To help determine whether to invoke eminent domain in Manhattanville, the state agency responsible for the decision—the Empire State Development Corporation—requested testimony from community members, local politicians, and Columbia affiliates. Though the deadline was scheduled for Oct. 10, Siegel said, “We still believe that we don’t have all the documents we’re entitled to.” He subsequently won a court case—his fifth lawsuit—to keep the record for testimony open until Thursday, Oct. 16.
On Thursday, Siegel will be back in court arguing for access to the FOIL documents he and Sprayregen requested, so they can add them to the record of testimony to the state.
“Without those documents being placed into the record, Tuck-it-Away could not effectively and fairly raise their objections to the taking of their property through eminent domain,” Siegel said.
Siegel would like 10 days to review the FOIL documents once he receives them, so he said he hopes that the deadline for ESDC testimony can be extended until Oct. 26.
“The University is not a party to this litigation and cannot comment,” Columbia spokesperson Victoria Benitez said when reached on Sunday.
The sixth lawsuit in the Sprayregen-Siegel portfolio—which raised environmental concerns with the Manhattanville campus project—was dismissed by the New York State Supreme Court in late September. This case validated the environmental review process that vetted the geological impact of University development in Manhattanville.
In her decision, Justice Jane Solomon found that New York City “gave due consideration to pertinent environmental factors,” and called Sprayregen and Siegel’s allegations “specious.”
Ramon Diaz, who owns Floridita Restaurant and Tapas Bar at the corner of 125th Street and Broadway, might add another case to the Manhattanville pile.
With the lawsuit, which he and his lawyer began to draft over the summer, Diaz would seek to avoid the termination of his lease on the tapas bar, which he rents from Columbia. The lease was established on a year-by-year basis, but the University recently changed it to operate on a month-by-month basis.
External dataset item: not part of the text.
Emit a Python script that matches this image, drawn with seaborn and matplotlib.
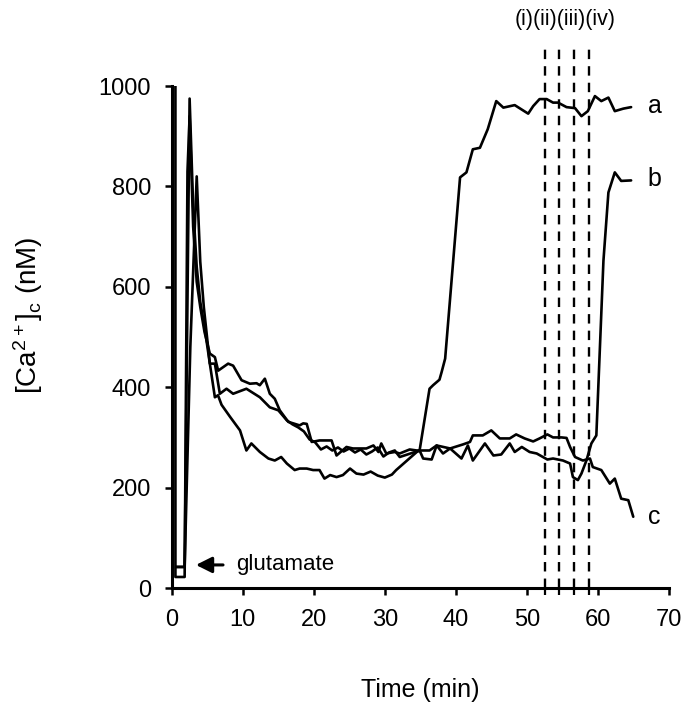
import numpy as np
import pandas as pd
import seaborn as sns
import matplotlib
matplotlib.use('Agg')
import matplotlib.pyplot as plt

sns.set_style('ticks')
plt.rcParams['font.family'] = ['Liberation Sans', 'DejaVu Sans']
plt.rcParams['mathtext.default'] = 'regular'
plt.rcParams['text.color'] = 'black'
plt.rcParams['xtick.color'] = 'black'
plt.rcParams['ytick.color'] = 'black'
plt.rcParams['axes.edgecolor'] = 'black'
plt.rcParams['axes.labelcolor'] = 'black'

# trace a: lowest during the plateau, rises at ~36 min
time_a = [0.6, 1.8, 2.5, 3.0, 3.5, 4.0, 4.6, 5.35, 6.06, 6.5, 7.0, 8.2, 9.6, 10.5, 11.2,
          12.4, 13.6, 14.5, 15.4, 16.2, 17.3, 18.0, 19.0, 19.9, 20.8, 21.5, 22.3, 23.2,
          24.1, 25.1, 26.0, 27.0, 28.0, 29.0, 30.0, 31.0, 31.6, 34.5, 34.9, 36.3, 36.8,
          37.7, 38.0, 38.5, 40.6, 41.5, 42.4, 43.4, 44.5, 45.7, 46.7, 48.3, 50.2, 50.9,
          51.8, 52.8, 53.7, 54.4, 55.6, 56.8, 57.7, 58.6, 59.6, 60.5, 61.5, 62.4, 63.6, 64.7]
ca_a = [42, 42, 975, 760, 640, 570, 520, 447, 380, 384, 365, 341, 314, 274, 288,
        271, 258, 254, 261, 248, 235, 238, 238, 235, 235, 218, 225, 221,
        225, 238, 228, 226, 232, 224, 220, 226, 235, 271, 274, 397, 404,
        415, 430, 457, 818, 828, 874, 877, 914, 970, 957, 962, 945, 960,
        974, 974, 967, 967, 958, 956, 940, 950, 980, 970, 977, 950, 955, 958]

# trace b: dips near 57 min then rises to ~820
time_b = [0.6, 1.8, 2.6, 3.5, 4.0, 4.5, 5.35, 6.06, 6.76, 7.7, 8.63, 10.5, 12.4, 13.8,
          15.0, 16.2, 17.0, 17.8, 18.6, 19.4, 20.2, 21.0, 21.8, 22.6, 23.4, 24.2, 25.0,
          25.8, 26.6, 27.4, 28.2, 29.0, 29.8, 30.6, 31.4, 32.1, 34.9, 35.4, 36.6, 37.3,
          38.2, 39.2, 40.8, 41.7, 42.4, 44.1, 45.3, 46.4, 47.6, 48.3, 49.3, 50.4, 51.4,
          52.9, 53.7, 55.1, 56.1, 56.5, 57.2, 57.7, 58.4, 59.1, 59.8, 60.8, 61.5, 62.4,
          63.3, 64.7]
ca_b = [42, 42, 480, 820, 650, 560, 447, 447, 387, 397, 387, 397, 380, 360,
        354, 334, 326, 320, 312, 296, 290, 276, 282, 274, 280, 272, 278,
        270, 276, 266, 272, 280, 262, 270, 274, 261, 274, 258, 256, 284,
        268, 278, 258, 284, 254, 288, 264, 266, 288, 271, 281, 271, 268,
        256, 258, 254, 248, 221, 215, 228, 254, 288, 304, 652, 788, 828,
        811, 812]

# trace c: stays low and declines at the end
time_c = [0.5, 0.5, 1.8, 2.2, 2.5, 3.0, 3.5, 4.0, 4.6, 5.35, 6.06, 6.52, 7.93, 8.63,
          9.82, 10.99, 11.93, 12.39, 13.1, 13.8, 14.5, 15.2, 16.4, 17.1, 18.0, 18.5,
          19.0, 19.7, 20.8, 22.5, 23.2, 24.6, 25.5, 27.4, 28.4, 29.1, 29.5, 30.2, 31.4,
          32.1, 33.5, 34.5, 36.3, 37.3, 39.2, 41.0, 42.0, 42.4, 43.8, 45.0, 46.2, 47.6,
          48.5, 49.7, 50.9, 51.8, 52.9, 53.7, 54.9, 55.6, 56.1, 56.8, 57.9, 58.9, 59.3,
          60.5, 61.7, 62.4, 63.3, 64.3, 65.0]
ca_c = [1000, 22, 22, 830, 940, 720, 610, 560, 510, 467, 460, 433, 447, 443,
        414, 407, 408, 404, 417, 387, 377, 354, 331, 328, 324, 328,
        327, 291, 294, 294, 264, 281, 278, 278, 284, 271, 288, 268, 271,
        268, 276, 274, 274, 284, 278, 286, 291, 304, 304, 314, 298, 298,
        306, 298, 292, 298, 306, 300, 300, 299, 281, 261, 254, 258, 241,
        235, 208, 218, 178, 175, 142]

mark_times = [52.6, 54.6, 56.7, 58.7]
mark_label = '(i)(ii)(iii)(iv)'

df = pd.concat([
    pd.DataFrame({'time': time_a, 'ca': ca_a, 'trace': 'a'}),
    pd.DataFrame({'time': time_b, 'ca': ca_b, 'trace': 'b'}),
    pd.DataFrame({'time': time_c, 'ca': ca_c, 'trace': 'c'}),
], ignore_index=True)

fig = plt.figure(figsize=(6.93, 7.2), dpi=100)
ax = fig.add_axes([0.248, 0.1833, 0.717, 0.6972])

sns.lineplot(data=df, x='time', y='ca', units='trace', estimator=None, sort=False,
             color='black', linewidth=1.9, ax=ax)

ax.vlines(mark_times, 0, 1085, colors='black', linewidth=1.7,
          linestyles=(0, (4, 3)), clip_on=False)
ax.text(55.4, 1132, mark_label, ha='center', va='center', fontsize=15.5)

ax.text(68, 960, 'a', ha='center', va='center', fontsize=18)
ax.text(68, 815, 'b', ha='center', va='center', fontsize=18)
ax.text(68, 141, 'c', ha='center', va='center', fontsize=18)

ax.annotate('', xy=(3.0, 46), xytext=(7.6, 46),
            arrowprops=dict(arrowstyle='-|>', color='black', lw=2.2, mutation_scale=24))
ax.text(9.0, 46, 'glutamate', ha='left', va='center', fontsize=16)

ax.set_xlim(0, 70)
ax.set_ylim(0, 1000)
ax.set_xticks(range(0, 71, 10))
ax.set_yticks(range(0, 1001, 200))
ax.set_xticks(mark_times, minor=True)
ax.tick_params(axis='both', which='major', direction='out', length=5, width=1.8,
               labelsize=17, pad=10)
ax.tick_params(axis='x', which='minor', direction='out', length=5, width=1.6)

ax.set_xlabel('Time (min)', fontsize=18)
ax.set_ylabel('[Ca$^{2+}$]$_c$ (nM)', fontsize=20)
ax.xaxis.set_label_coords(0.5, -0.18)
ax.yaxis.set_label_coords(-0.255, 0.544)

sns.despine(ax=ax)
for side in ['left', 'bottom']:
    ax.spines[side].set_linewidth(2.2)

fig.savefig('out.png', dpi=100)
Since then, University officials have added three 30-day extensions to the original date on which they had threatened to terminate the restaurant’s lease. Shortly before that date, Diaz had a meeting with a University attorney, where he stated that he was considering a lawsuit.
Diaz explained that he had not yet filed the suit, did not want to do so, and only would if all other negotiation attempts on the lease fail.
As seven lawsuits pile in the Manhattanville stack, the University says it continues to reach mutually acceptable deals with property holdouts in the campus project area. All await the state’s decision on eminent domain, which is expected in December.